Charts and diagrams as code:
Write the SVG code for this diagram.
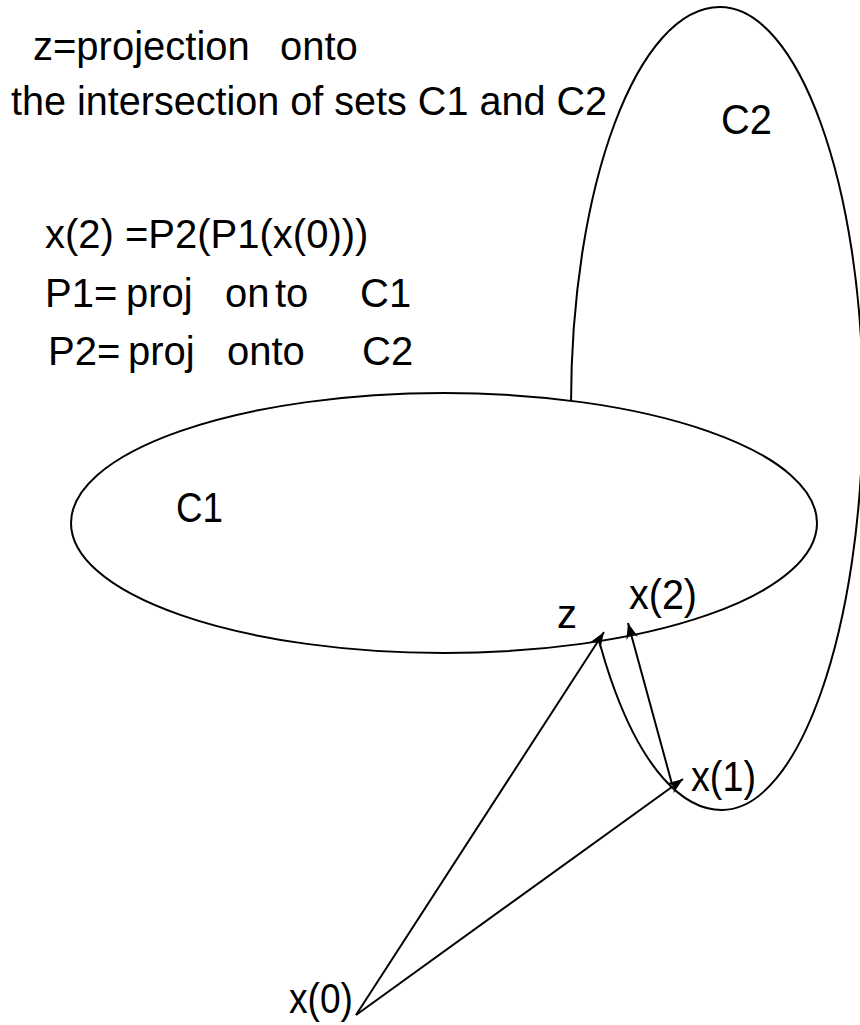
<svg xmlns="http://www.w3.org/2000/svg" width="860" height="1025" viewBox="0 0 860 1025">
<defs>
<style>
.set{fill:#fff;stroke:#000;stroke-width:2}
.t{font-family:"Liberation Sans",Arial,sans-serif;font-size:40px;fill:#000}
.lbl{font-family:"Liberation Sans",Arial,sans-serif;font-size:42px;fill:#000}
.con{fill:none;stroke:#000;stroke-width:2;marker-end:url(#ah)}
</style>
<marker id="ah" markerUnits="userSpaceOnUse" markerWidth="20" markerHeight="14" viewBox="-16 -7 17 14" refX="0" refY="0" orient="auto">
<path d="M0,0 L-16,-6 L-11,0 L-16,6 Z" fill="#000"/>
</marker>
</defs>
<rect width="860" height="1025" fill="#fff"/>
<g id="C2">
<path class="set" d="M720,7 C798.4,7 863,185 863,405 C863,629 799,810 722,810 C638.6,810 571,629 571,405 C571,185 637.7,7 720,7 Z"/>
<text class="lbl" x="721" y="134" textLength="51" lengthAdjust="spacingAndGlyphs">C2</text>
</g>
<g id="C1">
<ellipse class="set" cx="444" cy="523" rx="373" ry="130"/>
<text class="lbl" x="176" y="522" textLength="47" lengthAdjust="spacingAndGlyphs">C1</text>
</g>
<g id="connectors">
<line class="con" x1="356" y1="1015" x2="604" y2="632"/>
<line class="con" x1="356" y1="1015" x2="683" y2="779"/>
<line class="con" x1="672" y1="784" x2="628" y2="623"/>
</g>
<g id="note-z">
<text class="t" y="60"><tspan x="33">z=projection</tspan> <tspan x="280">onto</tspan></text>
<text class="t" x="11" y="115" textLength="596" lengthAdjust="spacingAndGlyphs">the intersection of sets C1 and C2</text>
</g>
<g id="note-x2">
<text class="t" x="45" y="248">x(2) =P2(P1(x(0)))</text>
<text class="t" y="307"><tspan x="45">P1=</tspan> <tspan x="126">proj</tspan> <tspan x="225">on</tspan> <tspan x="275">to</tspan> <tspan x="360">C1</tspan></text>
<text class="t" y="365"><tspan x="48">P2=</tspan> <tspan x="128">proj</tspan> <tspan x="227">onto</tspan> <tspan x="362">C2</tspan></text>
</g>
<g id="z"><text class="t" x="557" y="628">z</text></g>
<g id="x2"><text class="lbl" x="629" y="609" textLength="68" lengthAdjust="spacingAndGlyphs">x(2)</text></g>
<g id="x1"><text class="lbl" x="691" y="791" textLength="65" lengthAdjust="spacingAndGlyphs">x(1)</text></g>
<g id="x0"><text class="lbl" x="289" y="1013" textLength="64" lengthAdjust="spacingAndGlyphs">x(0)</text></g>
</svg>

...

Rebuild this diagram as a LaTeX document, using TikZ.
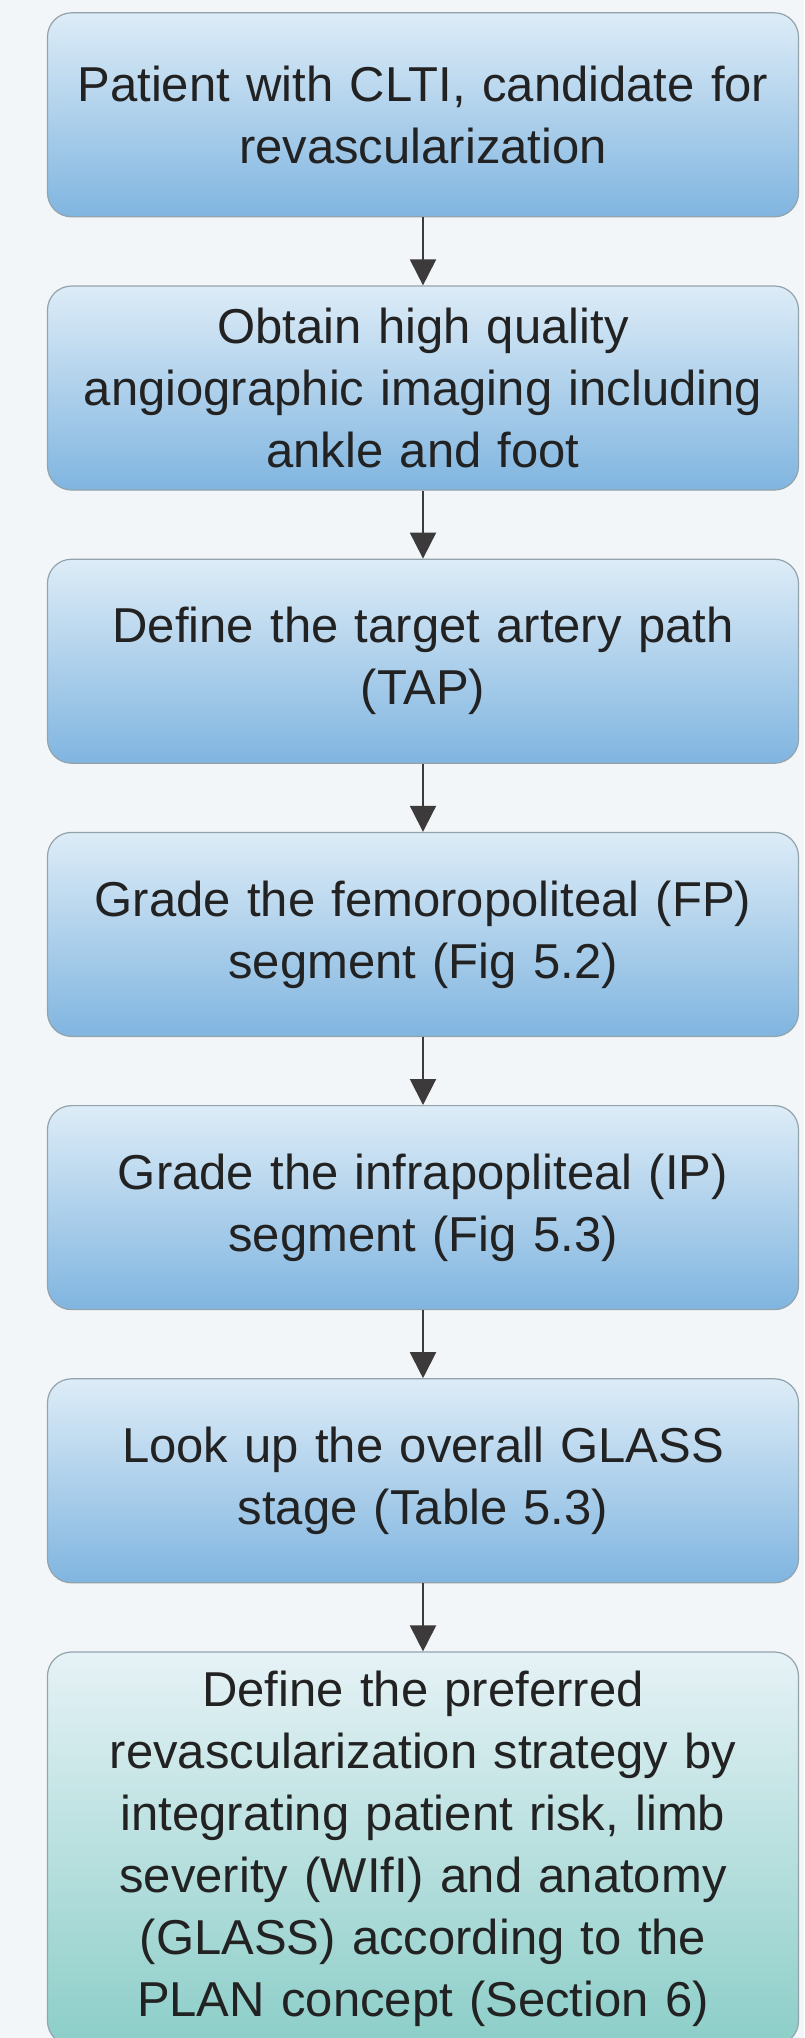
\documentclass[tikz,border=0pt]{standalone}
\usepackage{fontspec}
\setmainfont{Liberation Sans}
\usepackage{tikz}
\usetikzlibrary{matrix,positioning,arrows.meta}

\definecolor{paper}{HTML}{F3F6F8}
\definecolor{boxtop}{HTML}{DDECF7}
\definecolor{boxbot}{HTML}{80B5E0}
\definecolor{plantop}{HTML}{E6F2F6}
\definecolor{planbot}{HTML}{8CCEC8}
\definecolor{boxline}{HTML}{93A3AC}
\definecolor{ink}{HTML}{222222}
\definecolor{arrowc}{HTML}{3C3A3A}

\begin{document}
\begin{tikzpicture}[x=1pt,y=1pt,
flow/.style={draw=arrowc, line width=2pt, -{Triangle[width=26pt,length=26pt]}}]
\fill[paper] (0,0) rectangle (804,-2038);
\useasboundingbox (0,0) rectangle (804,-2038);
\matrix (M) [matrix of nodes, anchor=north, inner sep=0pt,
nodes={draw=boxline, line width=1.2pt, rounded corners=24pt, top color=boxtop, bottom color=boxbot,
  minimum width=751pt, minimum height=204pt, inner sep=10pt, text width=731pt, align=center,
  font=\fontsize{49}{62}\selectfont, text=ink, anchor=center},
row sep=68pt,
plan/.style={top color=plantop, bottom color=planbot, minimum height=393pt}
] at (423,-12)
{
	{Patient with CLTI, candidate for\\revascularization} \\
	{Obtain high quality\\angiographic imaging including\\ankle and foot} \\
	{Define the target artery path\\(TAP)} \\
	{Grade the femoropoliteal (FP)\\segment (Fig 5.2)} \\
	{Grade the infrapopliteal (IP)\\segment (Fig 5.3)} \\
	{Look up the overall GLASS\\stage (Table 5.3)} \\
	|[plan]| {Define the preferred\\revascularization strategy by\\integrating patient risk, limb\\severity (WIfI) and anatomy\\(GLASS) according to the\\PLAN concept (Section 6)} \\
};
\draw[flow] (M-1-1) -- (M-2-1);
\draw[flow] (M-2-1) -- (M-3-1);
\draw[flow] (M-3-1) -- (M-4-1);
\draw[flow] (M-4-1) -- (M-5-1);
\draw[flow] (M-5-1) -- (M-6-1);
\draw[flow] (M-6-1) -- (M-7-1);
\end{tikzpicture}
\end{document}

▶ **Written request**
Give back only a number, the number of lines where the string "this" occurs.

▶ **Task response**
2